### Collected material
__________
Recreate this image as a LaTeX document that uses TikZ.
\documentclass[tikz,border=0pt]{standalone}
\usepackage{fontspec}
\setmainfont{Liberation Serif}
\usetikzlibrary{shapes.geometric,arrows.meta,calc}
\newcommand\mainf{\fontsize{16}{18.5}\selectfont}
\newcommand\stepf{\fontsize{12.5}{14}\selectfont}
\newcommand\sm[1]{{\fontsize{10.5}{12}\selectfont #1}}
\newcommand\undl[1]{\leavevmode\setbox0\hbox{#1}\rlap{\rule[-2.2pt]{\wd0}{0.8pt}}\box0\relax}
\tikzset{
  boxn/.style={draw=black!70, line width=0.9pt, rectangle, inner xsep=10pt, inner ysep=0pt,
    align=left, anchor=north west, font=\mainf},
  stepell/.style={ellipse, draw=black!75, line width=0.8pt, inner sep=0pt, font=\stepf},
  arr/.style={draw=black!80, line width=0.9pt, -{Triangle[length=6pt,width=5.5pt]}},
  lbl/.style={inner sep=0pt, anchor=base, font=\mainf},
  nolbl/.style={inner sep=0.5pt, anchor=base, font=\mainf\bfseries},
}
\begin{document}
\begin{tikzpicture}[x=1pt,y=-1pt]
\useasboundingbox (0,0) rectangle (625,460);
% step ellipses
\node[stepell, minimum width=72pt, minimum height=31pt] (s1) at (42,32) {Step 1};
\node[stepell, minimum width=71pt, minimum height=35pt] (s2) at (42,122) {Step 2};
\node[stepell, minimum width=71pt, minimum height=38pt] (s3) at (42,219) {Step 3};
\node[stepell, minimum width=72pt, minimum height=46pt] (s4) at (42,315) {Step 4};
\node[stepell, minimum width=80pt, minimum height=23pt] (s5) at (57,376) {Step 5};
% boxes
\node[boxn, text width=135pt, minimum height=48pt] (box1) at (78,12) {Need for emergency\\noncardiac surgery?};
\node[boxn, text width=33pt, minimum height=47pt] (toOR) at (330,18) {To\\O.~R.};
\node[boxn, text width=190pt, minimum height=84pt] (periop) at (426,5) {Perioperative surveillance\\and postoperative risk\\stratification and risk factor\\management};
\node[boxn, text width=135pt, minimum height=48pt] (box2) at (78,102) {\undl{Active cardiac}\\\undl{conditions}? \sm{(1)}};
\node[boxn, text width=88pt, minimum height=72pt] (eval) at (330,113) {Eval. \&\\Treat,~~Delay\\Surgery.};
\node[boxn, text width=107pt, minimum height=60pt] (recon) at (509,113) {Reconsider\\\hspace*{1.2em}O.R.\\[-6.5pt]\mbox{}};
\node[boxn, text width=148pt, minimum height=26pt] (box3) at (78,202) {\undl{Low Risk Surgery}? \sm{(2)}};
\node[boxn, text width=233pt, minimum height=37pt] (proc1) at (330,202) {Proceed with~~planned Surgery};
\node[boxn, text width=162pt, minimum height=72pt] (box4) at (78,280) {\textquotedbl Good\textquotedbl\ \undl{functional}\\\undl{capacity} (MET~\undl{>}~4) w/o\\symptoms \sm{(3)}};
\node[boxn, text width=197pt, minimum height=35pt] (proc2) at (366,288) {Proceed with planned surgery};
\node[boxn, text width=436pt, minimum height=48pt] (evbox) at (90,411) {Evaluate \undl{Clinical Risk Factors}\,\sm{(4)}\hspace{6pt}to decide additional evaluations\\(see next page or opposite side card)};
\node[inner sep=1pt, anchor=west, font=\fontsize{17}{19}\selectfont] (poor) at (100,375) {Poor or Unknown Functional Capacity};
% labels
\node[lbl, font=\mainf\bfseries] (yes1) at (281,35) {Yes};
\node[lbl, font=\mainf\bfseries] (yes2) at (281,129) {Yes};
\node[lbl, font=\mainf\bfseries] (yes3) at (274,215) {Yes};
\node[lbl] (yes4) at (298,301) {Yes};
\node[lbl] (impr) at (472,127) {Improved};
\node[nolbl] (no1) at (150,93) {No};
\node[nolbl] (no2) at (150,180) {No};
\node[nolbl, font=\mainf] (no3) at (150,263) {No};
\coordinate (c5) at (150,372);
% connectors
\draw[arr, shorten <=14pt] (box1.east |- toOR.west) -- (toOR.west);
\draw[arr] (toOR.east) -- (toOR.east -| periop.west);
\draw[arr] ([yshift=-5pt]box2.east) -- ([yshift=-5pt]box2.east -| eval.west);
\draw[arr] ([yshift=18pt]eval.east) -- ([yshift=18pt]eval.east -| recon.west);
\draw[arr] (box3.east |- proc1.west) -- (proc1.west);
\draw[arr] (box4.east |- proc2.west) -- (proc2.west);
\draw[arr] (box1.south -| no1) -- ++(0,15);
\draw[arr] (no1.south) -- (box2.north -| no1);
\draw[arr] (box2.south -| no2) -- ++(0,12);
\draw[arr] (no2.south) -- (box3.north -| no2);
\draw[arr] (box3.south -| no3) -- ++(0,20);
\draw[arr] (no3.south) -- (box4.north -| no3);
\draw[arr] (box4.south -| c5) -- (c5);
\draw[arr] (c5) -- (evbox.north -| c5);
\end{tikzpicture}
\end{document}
__________
### Request
Reproduce the listing shown above in its entirety, exactly.

### Task response
Recreate this image as a LaTeX document that uses TikZ.
\documentclass[tikz,border=0pt]{standalone}
\usepackage{fontspec}
\setmainfont{Liberation Serif}
\usetikzlibrary{shapes.geometric,arrows.meta,calc}
\newcommand\mainf{\fontsize{16}{18.5}\selectfont}
\newcommand\stepf{\fontsize{12.5}{14}\selectfont}
\newcommand\sm[1]{{\fontsize{10.5}{12}\selectfont #1}}
\newcommand\undl[1]{\leavevmode\setbox0\hbox{#1}\rlap{\rule[-2.2pt]{\wd0}{0.8pt}}\box0\relax}
\tikzset{
  boxn/.style={draw=black!70, line width=0.9pt, rectangle, inner xsep=10pt, inner ysep=0pt,
    align=left, anchor=north west, font=\mainf},
  stepell/.style={ellipse, draw=black!75, line width=0.8pt, inner sep=0pt, font=\stepf},
  arr/.style={draw=black!80, line width=0.9pt, -{Triangle[length=6pt,width=5.5pt]}},
  lbl/.style={inner sep=0pt, anchor=base, font=\mainf},
  nolbl/.style={inner sep=0.5pt, anchor=base, font=\mainf\bfseries},
}
\begin{document}
\begin{tikzpicture}[x=1pt,y=-1pt]
\useasboundingbox (0,0) rectangle (625,460);
% step ellipses
\node[stepell, minimum width=72pt, minimum height=31pt] (s1) at (42,32) {Step 1};
\node[stepell, minimum width=71pt, minimum height=35pt] (s2) at (42,122) {Step 2};
\node[stepell, minimum width=71pt, minimum height=38pt] (s3) at (42,219) {Step 3};
\node[stepell, minimum width=72pt, minimum height=46pt] (s4) at (42,315) {Step 4};
\node[stepell, minimum width=80pt, minimum height=23pt] (s5) at (57,376) {Step 5};
% boxes
\node[boxn, text width=135pt, minimum height=48pt] (box1) at (78,12) {Need for emergency\\noncardiac surgery?};
\node[boxn, text width=33pt, minimum height=47pt] (toOR) at (330,18) {To\\O.~R.};
\node[boxn, text width=190pt, minimum height=84pt] (periop) at (426,5) {Perioperative surveillance\\and postoperative risk\\stratification and risk factor\\management};
\node[boxn, text width=135pt, minimum height=48pt] (box2) at (78,102) {\undl{Active cardiac}\\\undl{conditions}? \sm{(1)}};
\node[boxn, text width=88pt, minimum height=72pt] (eval) at (330,113) {Eval. \&\\Treat,~~Delay\\Surgery.};
\node[boxn, text width=107pt, minimum height=60pt] (recon) at (509,113) {Reconsider\\\hspace*{1.2em}O.R.\\[-6.5pt]\mbox{}};
\node[boxn, text width=148pt, minimum height=26pt] (box3) at (78,202) {\undl{Low Risk Surgery}? \sm{(2)}};
\node[boxn, text width=233pt, minimum height=37pt] (proc1) at (330,202) {Proceed with~~planned Surgery};
\node[boxn, text width=162pt, minimum height=72pt] (box4) at (78,280) {\textquotedbl Good\textquotedbl\ \undl{functional}\\\undl{capacity} (MET~\undl{>}~4) w/o\\symptoms \sm{(3)}};
\node[boxn, text width=197pt, minimum height=35pt] (proc2) at (366,288) {Proceed with planned surgery};
\node[boxn, text width=436pt, minimum height=48pt] (evbox) at (90,411) {Evaluate \undl{Clinical Risk Factors}\,\sm{(4)}\hspace{6pt}to decide additional evaluations\\(see next page or opposite side card)};
\node[inner sep=1pt, anchor=west, font=\fontsize{17}{19}\selectfont] (poor) at (100,375) {Poor or Unknown Functional Capacity};
% labels
\node[lbl, font=\mainf\bfseries] (yes1) at (281,35) {Yes};
\node[lbl, font=\mainf\bfseries] (yes2) at (281,129) {Yes};
\node[lbl, font=\mainf\bfseries] (yes3) at (274,215) {Yes};
\node[lbl] (yes4) at (298,301) {Yes};
\node[lbl] (impr) at (472,127) {Improved};
\node[nolbl] (no1) at (150,93) {No};
\node[nolbl] (no2) at (150,180) {No};
\node[nolbl, font=\mainf] (no3) at (150,263) {No};
\coordinate (c5) at (150,372);
% connectors
\draw[arr, shorten <=14pt] (box1.east |- toOR.west) -- (toOR.west);
\draw[arr] (toOR.east) -- (toOR.east -| periop.west);
\draw[arr] ([yshift=-5pt]box2.east) -- ([yshift=-5pt]box2.east -| eval.west);
\draw[arr] ([yshift=18pt]eval.east) -- ([yshift=18pt]eval.east -| recon.west);
\draw[arr] (box3.east |- proc1.west) -- (proc1.west);
\draw[arr] (box4.east |- proc2.west) -- (proc2.west);
\draw[arr] (box1.south -| no1) -- ++(0,15);
\draw[arr] (no1.south) -- (box2.north -| no1);
\draw[arr] (box2.south -| no2) -- ++(0,12);
\draw[arr] (no2.south) -- (box3.north -| no2);
\draw[arr] (box3.south -| no3) -- ++(0,20);
\draw[arr] (no3.south) -- (box4.north -| no3);
\draw[arr] (box4.south -| c5) -- (c5);
\draw[arr] (c5) -- (evbox.north -| c5);
\end{tikzpicture}
\end{document}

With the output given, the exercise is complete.